The system of trading in carbon credits has not won accolades everywhere but it seems to have gained acceptance as the best incentive to getting companies and nations to see great benefit in saving the planet. The Kyoto Protocol that gave birth to it is an international treaty that came into existence in 1997 in Kyoto, Japan, and bound certain developed nations (known as Annex 1 nations) to the reduction of six greenhouse gases (carbon dioxide, methane, nitrous oxide, sulfur hexafluoride, hydrofluorocarbons, and perfluorocarbons, and collectively simply known as carbon emissions) responsible for global warming.

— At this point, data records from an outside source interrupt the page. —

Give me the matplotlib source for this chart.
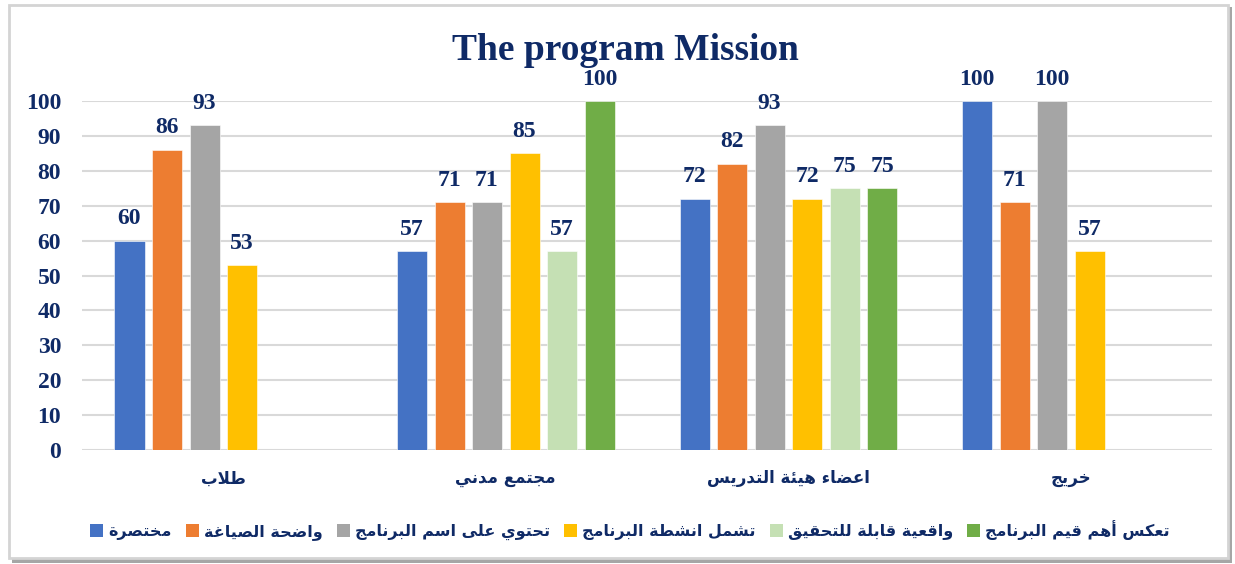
import matplotlib
matplotlib.use("Agg")
import matplotlib.pyplot as plt
import matplotlib.patches as mpatches
import numpy as np

# ---------------- data ----------------
categories = ["طلاب", "مجتمع مدني", "اعضاء هيئة التدريس", "خريج"]
series_names = ["مختصرة", "واضحة الصياغة", "تحتوي على اسم البرنامج",
                "تشمل انشطة البرنامج", "واقعية قابلة للتحقيق", "تعكس أهم قيم البرنامج"]
mukhtasara = [60, 57, 72, 100]
wadiha = [86, 71, 82, 71]
tahtawi = [93, 71, 93, 100]
tashmal = [53, 85, 72, 57]
waqiiya = [None, 57, 75, None]
taks = [None, 100, 75, None]
series_values = [mukhtasara, wadiha, tahtawi, tashmal, waqiiya, taks]
y_ticks = [0, 10, 20, 30, 40, 50, 60, 70, 80, 90, 100]
title = "The program Mission"

colors = ["#4472C4", "#ED7D31", "#A5A5A5", "#FFC000", "#C5E0B4", "#70AD47"]
navy = "#0F2A66"

# ------------- simple Arabic shaping (for display only) -------------
_seq = [('ء', 0xFE80, 1), ('آ', 0xFE81, 2), ('أ', 0xFE83, 2), ('ؤ', 0xFE85, 2),
        ('إ', 0xFE87, 2), ('ئ', 0xFE89, 4), ('ا', 0xFE8D, 2), ('ب', 0xFE8F, 4),
        ('ة', 0xFE93, 2), ('ت', 0xFE95, 4), ('ث', 0xFE99, 4), ('ج', 0xFE9D, 4),
        ('ح', 0xFEA1, 4), ('خ', 0xFEA5, 4), ('د', 0xFEA9, 2), ('ذ', 0xFEAB, 2),
        ('ر', 0xFEAD, 2), ('ز', 0xFEAF, 2), ('س', 0xFEB1, 4), ('ش', 0xFEB5, 4),
        ('ص', 0xFEB9, 4), ('ض', 0xFEBD, 4), ('ط', 0xFEC1, 4), ('ظ', 0xFEC5, 4),
        ('ع', 0xFEC9, 4), ('غ', 0xFECD, 4), ('ف', 0xFED1, 4), ('ق', 0xFED5, 4),
        ('ك', 0xFED9, 4), ('ل', 0xFEDD, 4), ('م', 0xFEE1, 4), ('ن', 0xFEE5, 4),
        ('ه', 0xFEE9, 4), ('و', 0xFEED, 2), ('ى', 0xFEEF, 2), ('ي', 0xFEF1, 4)]
FORMS = {c: tuple(chr(s + k) for k in range(n)) for c, s, n in _seq}
LAMALEF = {'آ': ('\uFEF5', '\uFEF6'), 'أ': ('\uFEF7', '\uFEF8'),
           'إ': ('\uFEF9', '\uFEFA'), 'ا': ('\uFEFB', '\uFEFC')}


def shape(text):
    chars = list(text)
    n = len(chars)
    res = []
    prev_joins = False
    i = 0
    while i < n:
        c = chars[i]
        if c == 'ل' and i + 1 < n and chars[i + 1] in LAMALEF:
            lig = LAMALEF[chars[i + 1]]
            res.append(lig[1] if prev_joins else lig[0])
            prev_joins = False
            i += 2
            continue
        if c not in FORMS:
            res.append(c)
            prev_joins = False
            i += 1
            continue
        f = FORMS[c]
        nxt = chars[i + 1] if i + 1 < n else None
        to_next = len(f) == 4 and nxt is not None and nxt in FORMS and len(FORMS[nxt]) >= 2
        to_prev = prev_joins and len(f) >= 2
        if len(f) == 1:
            form = f[0]
        elif to_prev and to_next:
            form = f[3]
        elif to_prev:
            form = f[1]
        elif to_next:
            form = f[2]
        else:
            form = f[0]
        res.append(form)
        prev_joins = to_next
        i += 1
    return ''.join(reversed(res))


# ---------------- figure ----------------
W, H = 1235, 564
fig = plt.figure(figsize=(W / 100, H / 100), dpi=100)
fig.patch.set_facecolor("white")

# frame with shadow
shadow = mpatches.Rectangle((12 / W, 1 - 563 / H), 1220 / W, 556 / H,
                            transform=fig.transFigure, facecolor="#A6A6A6",
                            edgecolor="none", zorder=-3)
frame = mpatches.Rectangle((9 / W, 1 - 558 / H), 1219 / W, 553 / H,
                           transform=fig.transFigure, facecolor="white",
                           edgecolor="#D4D4D4", linewidth=2, zorder=-2)
fig.patches.extend([shadow, frame])

left, right, top, bottom = 82, 1212, 101, 450
ax = fig.add_axes([left / W, 1 - bottom / H, (right - left) / W, (bottom - top) / H])
ax.set_facecolor("none")

n_groups = len(categories)
n_series = len(series_values)
slot = 37.5 / 282.5
bar_w = 30 / 282.5
x = np.arange(n_groups)

arabic_font = dict(family="DejaVu Sans", weight="bold")
serif_font = dict(family="Liberation Serif", weight="bold")

for s, (vals, col) in enumerate(zip(series_values, colors)):
    offs = (s - (n_series - 1) / 2) * slot
    for g, v in enumerate(vals):
        if v is None:
            continue
        ax.bar(x[g] + offs, v, width=bar_w, color=col, zorder=3,
               edgecolor="#FFFFFF", linewidth=0.4)
        ax.annotate(str(v), (x[g] + offs, v), xytext=(0, 8.2),
                    textcoords="offset points", ha="center", va="bottom",
                    color=navy, fontsize=17, annotation_clip=False, **serif_font)

ax.set_xlim(-0.5, n_groups - 0.5)
ax.set_ylim(0, 100)
ax.set_yticks(y_ticks)
ax.set_yticklabels([str(t) for t in y_ticks], color=navy, fontsize=17, **serif_font)
ax.tick_params(axis="y", length=0, pad=15)
ax.set_xticks(x)
ax.set_xticklabels([shape(c) for c in categories], color=navy, fontsize=12, **arabic_font)
ax.tick_params(axis="x", length=0, pad=14)
ax.grid(axis="y", color="#D9D9D9", linewidth=1.5, zorder=0)
ax.set_axisbelow(True)
for sp in ax.spines.values():
    sp.set_visible(False)

fig.text(625 / W, 1 - 50 / H, title, ha="center", va="center",
         fontsize=27, color=navy, **serif_font)

handles = [mpatches.Patch(facecolor=c, edgecolor="none") for c in colors]
fig.legend(handles, [shape(s) for s in series_names], loc="center",
           bbox_to_anchor=(630 / W, 1 - 530 / H), ncol=6, frameon=False,
           handlelength=0.81, handleheight=0.81, handletextpad=0.31,
           columnspacing=0.9, prop=dict(family="DejaVu Sans", weight="bold", size=11.5),
           labelcolor=navy)

fig.savefig("out.png", dpi=100)
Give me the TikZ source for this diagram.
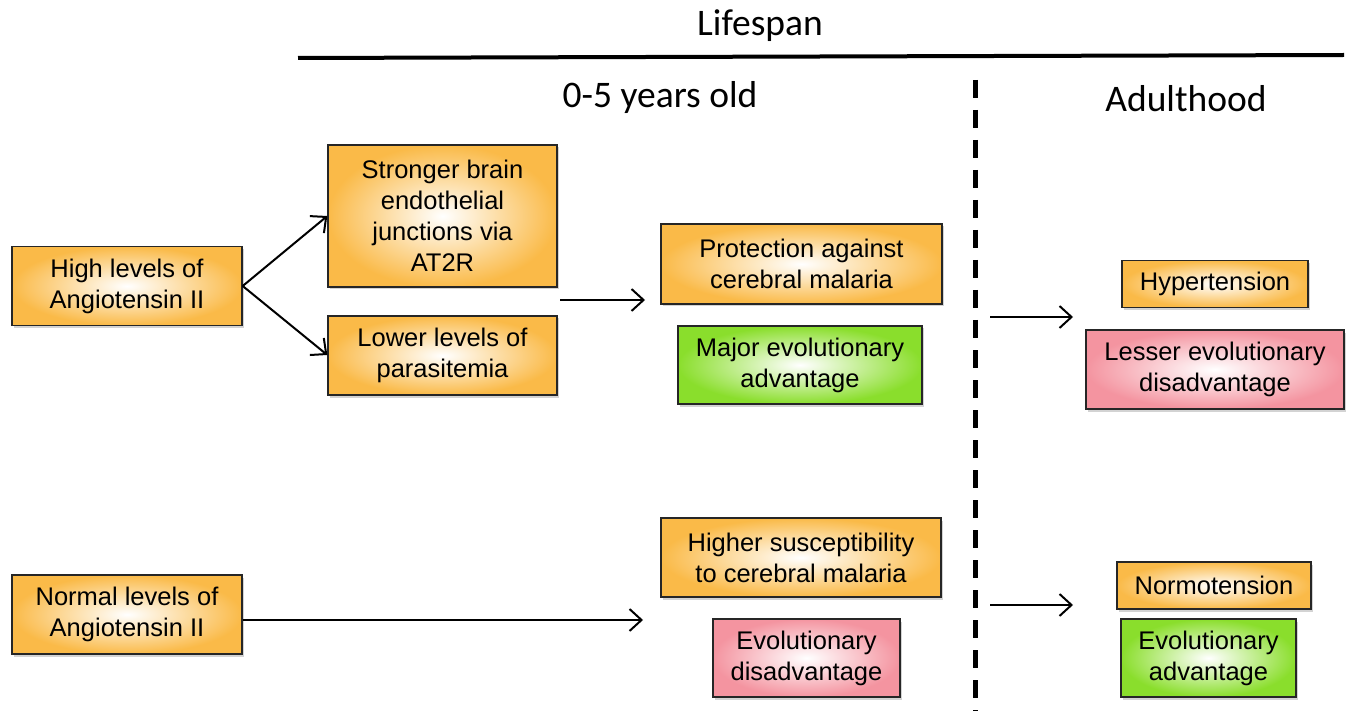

Under this treaty, industrialised countries agreed to reduce their collective carbon emissions by 5.2% compared to the year 1990. At the time of the treaty, some of the current group of the world’s fastest developing nations, especially India and China, were not included in the Annex 1 list. For these countries and other developing ones like Kenya, the treaty offers an in-built incentive – pursue systems that reduce carbon emissions and earn carbon credits, which convert into cash. Right there a commodity market was invented where the laws of demand and supply rule. The overall objective of Kyoto, however, is the reduction of carbon emissions.

It would seem that while JP Morgan would do business with large entities, there is a market for smaller firms to sprout and help environment-conscious Kenyans reduce their carbon emissions in their homes and offices – and hopefully make a few thousand shilling son the side.